In een vitrine liggen modetijdschriften met iconische covers van zwarte modellen door de jaren heen.

Mattel, Christie & Barbies (1968-2020)
Mattel, Christie & Barbies (1968-2020)

Een grote verzameling barbie’s in een andere vitrine laat zien dat het begrip diversiteit ook bij deze pop aanwezig is.

Een schokkend klein, maar voor mij een heel rakend onderdeel gaat over het Witte Goud: Katoen. Hoe gewoon vinden we het dat we een wit katoenen t-shirt in de kast hebben liggen? Dat aan katoen de begrippen uitbuiting, kolonialisme en racisme hangen, willen we liever niet weten.

In het zaalboekje staat hier het volgende over.

‘Katoen vormt de sleutel tot het begrijpen van de koloniale geschiedenis.
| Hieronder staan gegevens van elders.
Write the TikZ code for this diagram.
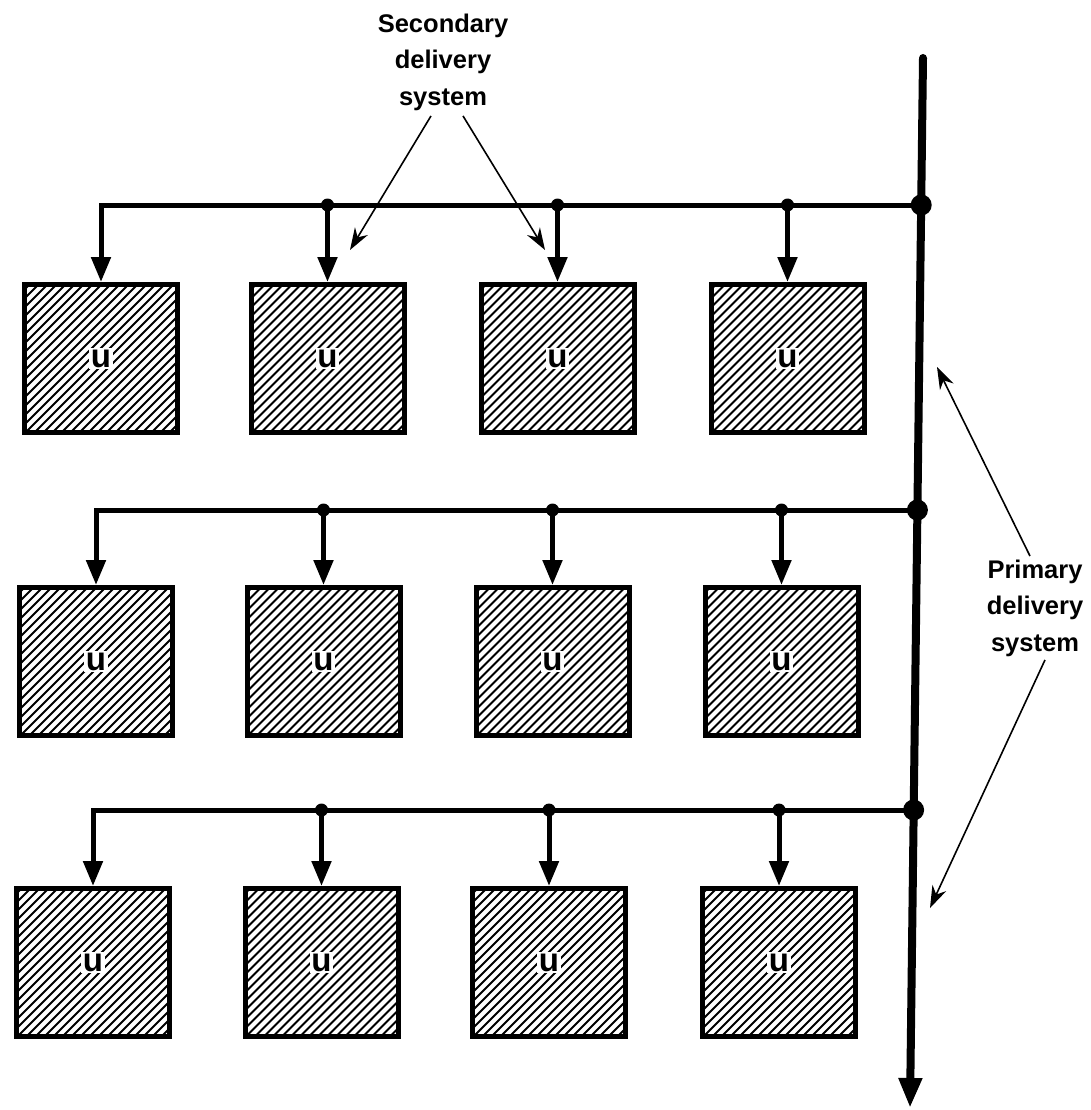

Textiel speelde een cruciale rol in de menselijke uitbuiting. In de handelsboeken van de Middelburgse Commercie Compagnie is te lezen hoeveel stof een slaafgemaakte Afrikaanse man of vrouw ‘waard’ was. De blauwe ruitstof die vaak als voering in kleding uit de 17de en 18de eeuw werd gezet zou zo maar handelswaar hebben kunnen zijn om slaven te kopen. Een gruwelijk gedachte waarna meer onderzoek zal worden gedaan.’

Rok 1790 - 1800
Rok 1790 – 1800

Zelfs nu moet je helaas onder ogen zien dat veel kleding het product is van uitbuiting. Denk aan de slechte kledingateliers in landen als Bangladesh. Daar maken textielarbeiders lange dagen voor een hongerloon. De handel die er tussen zit, gaat er met de winst vandoor. Dat wij dat laten gebeuren en op de markt t-shirts voor 5 euro kopen, vind ik gruwelijk.

Yinka Shonibare, The Pursuit (2007)
Yinka Shonibare, The Pursuit (2007)

Dan is er nog een deel over identiteit en stereotypering waar onder andere het kunstwerk The Pursuit uit 2007 van de door mij bewonderde kunstenaar Yinka Shonibare staat. Twee etalagepoppen gekleed in Dutch Wax stoffen, ‘Afrikaanse stoffen’ die in Helmond bij Vlisco worden gemaakt. Hoe Afrikaans zijn die? Dat kun je je afvragen als je naar de trailer van de documentaire van Aiwan Obinyan kijkt met de titel ‘Waxprint: 1 fabric, 4 continents, 200 years of history’.

Er is nog veel meer te zien: over sneakers, de kunst van Darwin Winklaar en over Nederlandse modellen.

Gisteravond bekeek ik, daartoe aangezet door de catalogus, op Youtube de film die gemaakt is over de beroemde modeshow ‘The Battle at Versailles’ van Franse en Amerikaanse modeontwerpers. Die historische modeshow werd op 28 november 1973 in het Paleis van Versailles gehouden om geld in te zamelen voor de restauratie. Voor het eerst waren er veel zwarte modellen zoals Bethann Hardison, Alva Chinn, Charlene Dash en Billie Blair op de catwalk die kleding van Amerikaanse ontwerpers als Bill Blass, Anne Klein en Tim Burrow showden.

Wat ik geweldig vind aan deze tentoonstelling is dat het geen drammerig gebeuren is maar een feest om te ondergaan. Het is een viering van black expertise, vakmanschap, talent, schoonheid en culturen, zegt Janice Deul, mode-activist en co-curator van de expositie. Dat belangwekkende thema’s als racisme, slavernij en discriminatie een zwaarwegende plek hebben binnen het geheel van de opstelling is niet meer dan logisch; het geeft de tentoonstelling een lading om over na te denken.

Kenneth Ize, Jas F/W 2019/2020
Kenneth Ize, Jas F/W 2019/2020

Ik hoop dat de tentoonstelling druk bezocht gaat worden door mode- en textielliefhebbers, modestudenten, docenten, historici en iedereen die zich wil verdiepen in de wereld van zwarte modeontwerpers. Je krijgt er energie van. En inzicht. Voeding voor je verlangen naar schoonheid. Ga erheen als je kunt.